Do this: Copy out exactly the lines spanning the line with "Generate a Python script that draws this with seaborn" to the line with "import seaborn as sns", inclusive, from the data underneath, with no pictures.

+++

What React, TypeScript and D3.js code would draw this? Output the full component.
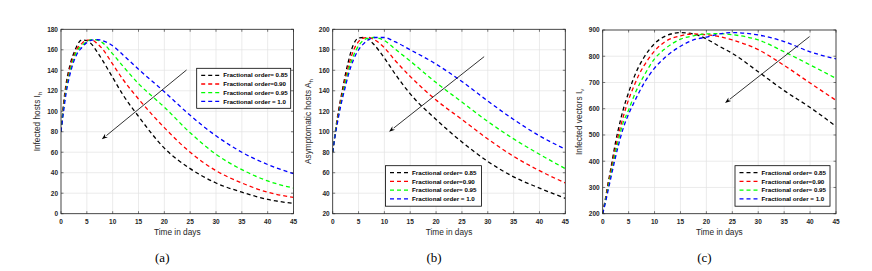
import React from 'react';
import * as d3 from 'd3';

// ---------- data ----------
const timeAB = [0, 0.5, 1, 1.5, 2, 2.5, 3, 4, 5, 6, 7, 8, 10, 12, 15, 20, 25, 30, 35, 40, 45];
const timeC = [0, 0.5, 1, 1.5, 2, 2.5, 3, 4, 5, 6, 7, 8, 10, 12, 15, 17.5, 20, 22.5, 25, 30, 35, 40, 45];

const legendLabels = [
  'Fractional order= 0.85',
  'Fractional order=0.90',
  'Fractional order= 0.95',
  'Fractional order = 1.0',
];
const seriesColors = ['#000000', '#ff0000', '#00ff00', '#0000ff'];

// (a) Infected hosts I_h
const ihOrder085 = [80, 108, 127, 140, 150, 157, 163, 169.5, 169, 165, 158, 150, 133, 116, 95, 64, 44, 30, 21, 14, 10];
const ihOrder090 = [80, 105, 124, 137, 147, 154, 160, 166, 169.5, 169.5, 166, 161, 146, 131, 112, 84, 60, 42, 30, 21, 16];
const ihOrder095 = [80, 103, 121, 134, 144, 152, 158, 164, 168, 170, 169.5, 167, 156, 144, 127, 104, 79, 58, 43, 32, 25];
const ihOrder100 = [80, 100, 118, 131, 141, 149, 155, 162, 167, 169.5, 170, 169, 164, 155, 141, 119, 96, 76, 60, 48, 39];

// (b) Asymptomatic hosts A_h
const ahOrder085 = [80, 100, 117, 131, 144, 157, 168, 185, 191.5, 192, 190, 185, 172, 157, 137, 112, 90, 71, 56, 45, 35];
const ahOrder090 = [80, 99, 115, 129, 141, 153, 163, 179, 188, 191.5, 192, 190, 182, 170, 154, 131, 112, 93, 76, 62, 50];
const ahOrder095 = [80, 98, 113, 126, 138, 149, 159, 174, 184, 189.5, 191.5, 192, 189, 181, 169, 148, 129, 110, 93, 78, 64];
const ahOrder100 = [80, 97, 111, 124, 135, 145, 155, 170, 180, 186, 190, 192, 192, 188, 180, 166, 149, 130, 112, 96, 83];

// (c) Infected vectors I_v
const ivOrder085 = [200, 255, 312, 365, 420, 475, 520, 600, 662, 718, 762, 797, 848, 876, 890, 885, 866, 838, 811, 741, 669, 605, 533];
const ivOrder090 = [200, 250, 305, 355, 405, 453, 497, 572, 635, 685, 730, 765, 820, 855, 878, 885, 882, 875, 862, 825, 765, 698, 632];
const ivOrder095 = [200, 245, 295, 343, 390, 437, 478, 550, 595, 647, 690, 727, 790, 828, 865, 878, 885, 886, 882, 862, 817, 767, 716];
const ivOrder100 = [200, 240, 285, 330, 375, 418, 458, 528, 580, 622, 662, 698, 755, 795, 838, 862, 873, 885, 890, 881, 856, 817, 790];

const xTicks = [0, 5, 10, 15, 20, 25, 30, 35, 40, 45];
const yTicksA = [0, 20, 40, 60, 80, 100, 120, 140, 160, 180];
const yTicksB = [20, 40, 60, 80, 100, 120, 140, 160, 180, 200];
const yTicksC = [200, 300, 400, 500, 600, 700, 800, 900];

// arrows: [tStart, vStart, tEnd, vEnd]
const arrowA = [24.3, 140.3, 7.9, 72.6];
const arrowB = [29.3, 173.3, 10.9, 100];
const arrowC = [39.9, 875, 23.6, 622];

// ---------- layout ----------
type Panel = {
  x0: number; x1: number; y0: number; y1: number;
  yDomain: [number, number]; yTicks: number[];
  time: number[]; series: number[][];
  arrow: number[];
  legend: { x: number; y: number; w: number; h: number };
  ylabel: string; ysub: string; ylabelX: number;
  caption: string;
};

const panels: Panel[] = [
  {
    x0: 61, x1: 293.5, y0: 29.3, y1: 213.7, yDomain: [0, 180], yTicks: yTicksA,
    time: timeAB, series: [ihOrder085, ihOrder090, ihOrder095, ihOrder100],
    arrow: arrowA, legend: { x: 196.7, y: 68.3, w: 94, h: 40 },
    ylabel: 'Infected  hosts I', ysub: 'h', ylabelX: 40, caption: '(a)',
  },
  {
    x0: 332.7, x1: 565.3, y0: 29.3, y1: 213.7, yDomain: [20, 200], yTicks: yTicksB,
    time: timeAB, series: [ahOrder085, ahOrder090, ahOrder095, ahOrder100],
    arrow: arrowB, legend: { x: 385.5, y: 165.7, w: 96, h: 40.5 },
    ylabel: 'Asymptomatic  hosts A', ysub: 'h', ylabelX: 311, caption: '(b)',
  },
  {
    x0: 602.7, x1: 836, y0: 30, y1: 213.7, yDomain: [200, 900], yTicks: yTicksC,
    time: timeC, series: [ivOrder085, ivOrder090, ivOrder095, ivOrder100],
    arrow: arrowC, legend: { x: 735, y: 165.7, w: 95, h: 40.5 },
    ylabel: 'Infected vectors I', ysub: 'v', ylabelX: 582, caption: '(c)',
  },
];

const sans = "'Liberation Sans', Arial, Helvetica, sans-serif";
const serif = "'Liberation Serif', 'Times New Roman', serif";
const dash = '4,3';

function PanelView({ p, idx }: { p: Panel; idx: number }) {
  const x = d3.scaleLinear().domain([0, 45]).range([p.x0, p.x1]);
  const y = d3.scaleLinear().domain(p.yDomain).range([p.y1, p.y0]);
  const line = d3
    .line<[number, number]>()
    .x((d) => x(d[0]))
    .y((d) => y(d[1]))
    .curve(d3.curveMonotoneX);
  const clipId = `clip${idx}`;
  const [ax1, ay1, ax2, ay2] = p.arrow;
  const sx = x(ax1), sy = y(ay1), ex = x(ax2), ey = y(ay2);
  const ang = Math.atan2(ey - sy, ex - sx);
  const hl = 6, hw = 2.2;
  const bx = ex - hl * Math.cos(ang), by = ey - hl * Math.sin(ang);
  const head = [
    [ex, ey],
    [bx + hw * Math.sin(ang), by - hw * Math.cos(ang)],
    [ex - (hl * 0.7) * Math.cos(ang), ey - (hl * 0.7) * Math.sin(ang)],
    [bx - hw * Math.sin(ang), by + hw * Math.cos(ang)],
  ];
  const cy = (p.y0 + p.y1) / 2;
  const cx = (p.x0 + p.x1) / 2;
  const tl = 2.5;
  return (
    <g>
      <defs>
        <clipPath id={clipId}>
          <rect x={p.x0} y={p.y0} width={p.x1 - p.x0} height={p.y1 - p.y0} />
        </clipPath>
      </defs>
      <rect x={p.x0} y={p.y0} width={p.x1 - p.x0} height={p.y1 - p.y0} fill="#fff" />
      {xTicks.map((t) => (
        <line key={'gx' + t} x1={x(t)} x2={x(t)} y1={p.y0} y2={p.y1} stroke="#e2e2e2" strokeWidth={0.7} />
      ))}
      {p.yTicks.map((t) => (
        <line key={'gy' + t} x1={p.x0} x2={p.x1} y1={y(t)} y2={y(t)} stroke="#e2e2e2" strokeWidth={0.7} />
      ))}
      <g clipPath={`url(#${clipId})`}>
        {p.series.map((s, i) => (
          <path
            key={i}
            d={line(p.time.map((t, j) => [t, s[j]] as [number, number])) || ''}
            fill="none"
            stroke={seriesColors[i]}
            strokeWidth={1.3}
            strokeDasharray={dash}
          />
        ))}
      </g>
      {xTicks.map((t) => (
        <g key={'tx' + t}>
          <line x1={x(t)} x2={x(t)} y1={p.y1} y2={p.y1 - tl} stroke="#262626" strokeWidth={0.6} />
          <line x1={x(t)} x2={x(t)} y1={p.y0} y2={p.y0 + tl} stroke="#262626" strokeWidth={0.6} />
          <text x={x(t)} y={223.5} fontSize={6.5} fontWeight="bold" fill="#262626" textAnchor="middle" fontFamily={sans}>
            {t}
          </text>
        </g>
      ))}
      {p.yTicks.map((t) => (
        <g key={'ty' + t}>
          <line x1={p.x0} x2={p.x0 + tl} y1={y(t)} y2={y(t)} stroke="#262626" strokeWidth={0.6} />
          <line x1={p.x1} x2={p.x1 - tl} y1={y(t)} y2={y(t)} stroke="#262626" strokeWidth={0.6} />
          <text x={p.x0 - 3} y={y(t) + 2.3} fontSize={6.5} fontWeight="bold" fill="#262626" textAnchor="end" fontFamily={sans}>
            {t}
          </text>
        </g>
      ))}
      <rect x={p.x0} y={p.y0} width={p.x1 - p.x0} height={p.y1 - p.y0} fill="none" stroke="#262626" strokeWidth={0.8} />
      <line x1={sx} y1={sy} x2={bx} y2={by} stroke="#000" strokeWidth={0.8} />
      <polygon points={head.map((h) => h.join(',')).join(' ')} fill="#000" />
      <rect x={p.legend.x} y={p.legend.y} width={p.legend.w} height={p.legend.h} fill="#fff" stroke="#000" strokeWidth={0.8} />
      {legendLabels.map((lab, i) => {
        const ry = p.legend.y + 7 + i * 8.7;
        return (
          <g key={'lg' + i}>
            <line x1={p.legend.x + 4.5} x2={p.legend.x + 25.5} y1={ry} y2={ry} stroke={seriesColors[i]} strokeWidth={1.3} strokeDasharray={dash} />
            <text x={p.legend.x + 26.5} y={ry + 2.1} fontSize={6.2} fontWeight="bold" fill="#000" fontFamily={sans}>
              {lab}
            </text>
          </g>
        );
      })}
      <text x={cx} y={235} fontSize={8.3} fill="#262626" textAnchor="middle" fontFamily={sans}>
        Time in days
      </text>
      <text
        transform={`translate(${p.ylabelX},${cy}) rotate(-90)`}
        fontSize={8.3}
        fill="#262626"
        textAnchor="middle"
        fontFamily={sans}
      >
        {p.ylabel}
        <tspan fontSize={6.2} dy={2}>{p.ysub}</tspan>
      </text>
      <text x={cx - 15} y={262} fontSize={13} fill="#000" textAnchor="middle" fontFamily={serif}>
        {p.caption}
      </text>
    </g>
  );
}

export default function App() {
  return (
    <svg
      width={872}
      height={271}
      viewBox="0 0 872 271"
      style={{ position: 'absolute', left: 0, top: 0, background: '#fff' }}
    >
      <rect x={0} y={0} width={872} height={271} fill="#fff" />
      {panels.map((p, i) => (
        <PanelView key={i} p={p} idx={i} />
      ))}
    </svg>
  );
}
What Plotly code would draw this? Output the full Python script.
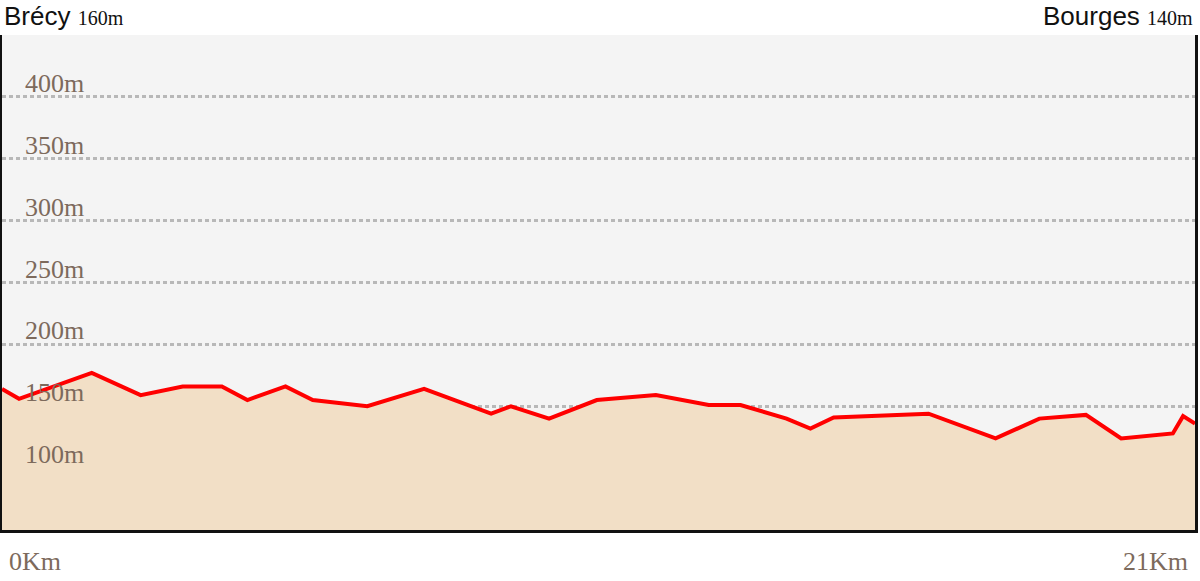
import plotly.graph_objects as go

# Distance along the route (km) and elevation (m)
distance_km = [0.0, 0.30, 1.58, 2.44, 3.18, 3.87, 4.32, 4.99, 5.47, 6.43, 7.43,
               8.61, 8.96, 9.63, 10.47, 11.51, 12.44, 13.00, 13.81, 14.23, 14.64,
               16.31, 17.49, 18.26, 19.08, 19.70, 20.61, 20.79, 21.0]
elevation_m = [164, 156, 177, 159, 166, 166, 155, 166, 155, 150, 164,
               144, 150, 140, 155, 159, 151, 151, 140, 132, 141,
               144, 124, 140, 143, 124, 128, 142, 136]

grid_values = [100, 150, 200, 250, 300, 350, 400]
grid_labels = ["100m", "150m", "200m", "250m", "300m", "350m", "400m"]
x_labels = ["0Km", "21Km"]
start_name, start_alt = "Brécy", "160m"
end_name, end_alt = "Bourges", "140m"

SERIF = "Liberation Serif, DejaVu Serif, serif"
SANS = "Liberation Sans, Arial, sans-serif"
LABEL_COLOR = "#7d6a5c"

fig = go.Figure()
fig.add_trace(go.Scatter(
    x=distance_km, y=elevation_m, mode="lines",
    line=dict(color="#ff0000", width=4),
    fill="tozeroy", fillcolor="#f2dfc6",
    hoverinfo="skip", showlegend=False,
))

annotations = []
for v, lab in zip(grid_values, grid_labels):
    annotations.append(dict(
        x=0.018, xref="paper", y=v, yref="y", text=lab, showarrow=False,
        xanchor="left", yanchor="bottom", yshift=-3,
        font=dict(family=SERIF, size=26, color=LABEL_COLOR),
    ))
annotations.append(dict(
    x=0.004, xref="paper", y=-0.03, yref="paper", text=x_labels[0], showarrow=False,
    xanchor="left", yanchor="top", font=dict(family=SERIF, size=26, color=LABEL_COLOR)))
annotations.append(dict(
    x=0.996, xref="paper", y=-0.03, yref="paper", text=x_labels[1], showarrow=False,
    xanchor="right", yanchor="top", font=dict(family=SERIF, size=26, color=LABEL_COLOR)))
annotations.append(dict(
    x=0, xref="paper", y=1.0, yref="paper", yshift=2,
    text=f"{start_name} <span style='font-family:{SERIF};font-size:20px'>{start_alt}</span>",
    showarrow=False, xanchor="left", yanchor="bottom",
    font=dict(family=SANS, size=26, color="#111111")))
annotations.append(dict(
    x=1, xref="paper", y=1.0, yref="paper", yshift=2,
    text=f"{end_name} <span style='font-family:{SERIF};font-size:20px'>{end_alt}</span>",
    showarrow=False, xanchor="right", yanchor="bottom",
    font=dict(family=SANS, size=26, color="#111111")))

fig.update_layout(
    width=1200, height=581,
    margin=dict(l=2, r=3, t=35, b=51),
    paper_bgcolor="white", plot_bgcolor="#f4f4f4",
    annotations=annotations,
    xaxis=dict(range=[0, 21], showgrid=False, zeroline=False, showticklabels=False,
               ticks="", showline=True, linecolor="#111111", linewidth=3, mirror=False),
    yaxis=dict(range=[50, 450], tickvals=grid_values, showticklabels=False, ticks="",
               showgrid=True, gridcolor="#b8b8b8", gridwidth=2.5, griddash="4px,3px",
               zeroline=False, showline=True, linecolor="#111111", linewidth=3,
               mirror=True, layer="above traces"),
)
fig.write_html("out.html", config={"displayModeBar": False},
               post_script="document.body.style.margin='0';document.body.style.overflow='hidden';")
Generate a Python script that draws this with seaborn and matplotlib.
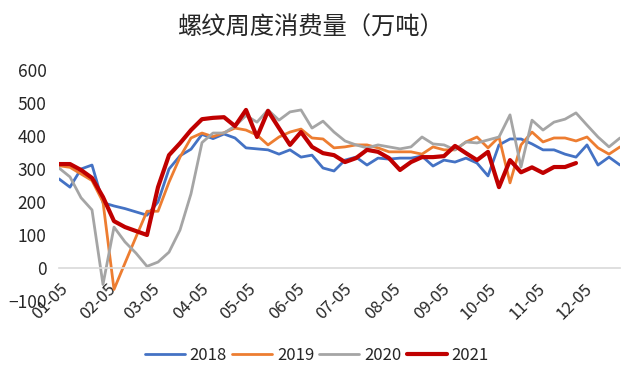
import numpy as np
import pandas as pd
import matplotlib
matplotlib.use("Agg")
import matplotlib.pyplot as plt
import seaborn as sns

# weekly consumption, 10k tonnes
weeks = pd.date_range("2021-01-05", periods=52, freq="7D")
tick_dates = pd.to_datetime(["2021-01-05", "2021-02-05", "2021-03-05", "2021-04-05",
                             "2021-05-05", "2021-06-05", "2021-07-05", "2021-08-05",
                             "2021-09-05", "2021-10-05", "2021-11-05", "2021-12-05"])
tick_labels = ["01-05", "02-05", "03-05", "04-05", "05-05", "06-05",
               "07-05", "08-05", "09-05", "10-05", "11-05", "12-05"]

y2018 = [270, 245, 300, 312, 198, 188, 180, 170, 160, 200, 300, 340, 360, 405, 392, 406,
         394, 364, 361, 358, 345, 358, 336, 342, 303, 294, 327, 336, 312, 333, 330, 333,
         333, 339, 309, 327, 321, 333, 318, 279, 373, 391, 391, 376, 358, 358, 345, 336,
         373, 312, 336, 312]
y2019 = [310, 305, 285, 265, 200, -65, 15, 94, 172, 172, 260, 336, 394, 409, 398, 410,
         424, 418, 403, 373, 397, 412, 421, 394, 391, 364, 367, 373, 373, 364, 352, 352,
         352, 345, 367, 358, 358, 382, 397, 364, 397, 258, 373, 412, 382, 394, 394, 385,
         397, 364, 345, 367]
y2020 = [303, 276, 213, 176, -50, 124, 79, 45, 5, 18, 48, 115, 225, 380, 409, 409,
         430, 462, 442, 479, 448, 473, 479, 424, 445, 412, 385, 373, 364, 373, 367, 361,
         367, 397, 376, 373, 358, 382, 379, 388, 397, 464, 306, 448, 418, 442, 451, 470,
         433, 397, 367, 394]
y2021 = [315, 315, 297, 273, 215, 142, 124, 112, 100, 245, 342, 378, 418, 451, 455, 457,
         430, 479, 397, 476, 424, 373, 412, 367, 348, 342, 321, 333, 358, 352, 333, 297,
         321, 336, 336, 339, 370, 348, 327, 352, 245, 327, 290, 305, 288, 306, 306, 318]

series = {"2018": y2018, "2019": y2019, "2020": y2020, "2021": y2021}
colors = {"2018": "#4472C4", "2019": "#ED7D31", "2020": "#A5A5A5", "2021": "#C00000"}
widths = {"2018": 2.0, "2019": 2.0, "2020": 2.0, "2021": 3.0}

sns.set_theme(style="white")
plt.rcParams["font.family"] = ["Noto Sans CJK SC", "DejaVu Sans"]

fig = plt.figure(figsize=(6.4, 3.84), dpi=100)
ax = fig.add_axes([59 / 640, 1 - 301 / 384, 561 / 640, 231 / 384])

for name, vals in series.items():
    df = pd.DataFrame({"week": weeks[:len(vals)], "value": vals})
    sns.lineplot(data=df, x="week", y="value", ax=ax, color=colors[name],
                 linewidth=widths[name], label=name,
                 solid_capstyle="round", solid_joinstyle="round")

# spine position resets the ticks, so do it before styling the labels
for s in ["top", "right", "left"]:
    ax.spines[s].set_visible(False)
ax.spines["bottom"].set_position(("data", 0))
ax.spines["bottom"].set_color("#D9D9D9")
ax.spines["bottom"].set_linewidth(1.2)

ax.set_xlim(weeks[0], weeks[-1])
ax.set_ylim(-100, 600)
ax.set_yticks(range(-100, 601, 100))
ax.tick_params(axis="x", length=0, pad=9)
ax.tick_params(axis="y", labelsize=12.5, length=0, pad=9)
ax.set_xticks(tick_dates, labels=tick_labels, rotation=45, ha="right",
              rotation_mode="anchor", fontsize=12)
ax.set_xlabel("")
ax.set_ylabel("")

ax.legend(loc="center", bbox_to_anchor=(0.495, 0.075), bbox_transform=fig.transFigure,
          ncol=4, frameon=False, fontsize=12, handlelength=2.4, columnspacing=0.3,
          handletextpad=0.3)

fig.text(310 / 640, 1 - 28 / 384, "螺纹周度消费量（万吨）", ha="center", va="center",
         fontsize=17.5)

# make sure the rotated labels hang from their tick
fig.canvas.draw()
for lbl in ax.get_xticklabels():
    lbl.set_horizontalalignment("right")
    lbl.set_rotation_mode("anchor")

plt.savefig("out.png", dpi=100)
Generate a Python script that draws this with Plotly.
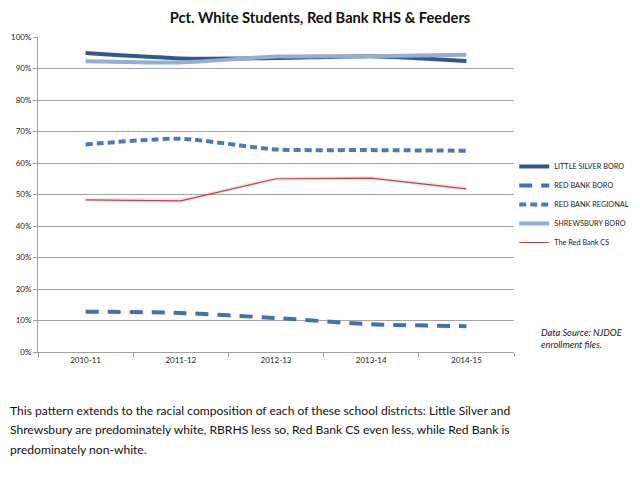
import plotly.graph_objects as go

years = ["2010-11", "2011-12", "2012-13", "2013-14", "2014-15"]

little_silver = [94.9, 93.2, 93.3, 93.9, 92.4]
red_bank_boro = [12.8, 12.4, 10.8, 8.8, 8.2]
red_bank_regional = [65.9, 67.7, 64.3, 64.1, 63.9]
shrewsbury = [92.3, 91.9, 93.8, 93.9, 94.4]
red_bank_cs = [48.3, 48.0, 55.0, 55.2, 51.8]

y_ticks = list(range(0, 101, 10))
y_labels = [f"{v}%" for v in y_ticks]

note_lines = [
    "This pattern extends to the racial composition of each of these school districts: Little Silver and",
    "Shrewsbury are predominately white, RBRHS less so, Red Bank CS even less, while Red Bank is",
    "predominately non-white.",
]

FONT = "Lato"

fig = go.Figure()

fig.add_trace(go.Scatter(
    x=years, y=little_silver, name="LITTLE SILVER BORO", mode="lines",
    line=dict(color="#34578b", width=4, shape="spline", smoothing=0.6),
))
fig.add_trace(go.Scatter(
    x=years, y=red_bank_boro, name="RED BANK BORO", mode="lines",
    line=dict(color="#4272ad", width=4, dash="13px,9px", shape="spline", smoothing=0.6),
))
fig.add_trace(go.Scatter(
    x=years, y=red_bank_regional, name="RED BANK REGIONAL", mode="lines",
    line=dict(color="#4a7bb8", width=4, dash="7px,4px", shape="spline", smoothing=0.6),
))
fig.add_trace(go.Scatter(
    x=years, y=shrewsbury, name="SHREWSBURY BORO", mode="lines",
    line=dict(color="#93aed4", width=4, shape="spline", smoothing=0.6),
))
# soft shadow under the thin red line
fig.add_trace(go.Scatter(
    x=years, y=red_bank_cs, mode="lines", showlegend=False, hoverinfo="skip",
    line=dict(color="rgba(192,80,77,0.15)", width=4),
))
fig.add_trace(go.Scatter(
    x=years, y=red_bank_cs, name="The Red Bank CS", mode="lines",
    line=dict(color="#b9474a", width=1.2),
))

fig.update_layout(
    width=640, height=480,
    margin=dict(l=30, r=134, t=29, b=136, autoexpand=False),
    paper_bgcolor="white", plot_bgcolor="white",
    font=dict(family=FONT, color="#222222"),
    title=dict(
        text="<b>Pct. White Students, Red Bank RHS & Feeders</b>",
        x=0.4875, xanchor="center", y=0.9785, yanchor="middle",
        xref="container", yref="container",
        font=dict(family=FONT, size=14.7, color="#111111"),
    ),
    legend=dict(
        xref="container", yref="container",
        x=0.791, xanchor="left", y=0.70, yanchor="top",
        font=dict(family=FONT, size=7.3, color="#222222"),
        tracegroupgap=0, itemwidth=30, bgcolor="rgba(0,0,0,0)",
    ),
    showlegend=True,
)

fig.update_xaxes(
    type="category", tickson="boundaries", ticks="outside", ticklen=4,
    tickcolor="#a0a0a0", showline=True, linecolor="#a0a0a0", linewidth=1,
    showgrid=False, tickfont=dict(family=FONT, size=8, color="#222222"),
    range=[-0.5, 4.5], automargin=False,
)
fig.update_yaxes(
    range=[0, 100], tickvals=y_ticks, ticktext=y_labels,
    ticks="outside", ticklen=4, tickcolor="#a0a0a0",
    showline=True, linecolor="#a0a0a0", linewidth=1,
    showgrid=True, gridcolor="#a6a6a6", gridwidth=1,
    zeroline=False, tickfont=dict(family=FONT, size=8, color="#222222"),
    automargin=False,
)

fig.add_annotation(
    text="<i>Data Source: NJDOE<br>enrollment files.</i>",
    xref="paper", yref="paper", x=1.0525, y=0.042, xanchor="left", yanchor="middle",
    showarrow=False, align="left",
    font=dict(family=FONT, size=9.3, color="#222222"),
)
for i, line in enumerate(note_lines):
    fig.add_annotation(
        text=line, xref="paper", yref="paper",
        x=-0.063, y=-0.187 - i * 0.0605, xanchor="left", yanchor="middle",
        showarrow=False, align="left",
        font=dict(family=FONT, size=12.1, color="#111111"),
    )

fig.write_html("out.html")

+++

Task answer:
Generate a Python script that draws this with seaborn and matplotlib.
import numpy as np
import pandas as pd
import matplotlib
matplotlib.use("Agg")
import matplotlib.pyplot as plt
import seaborn as sns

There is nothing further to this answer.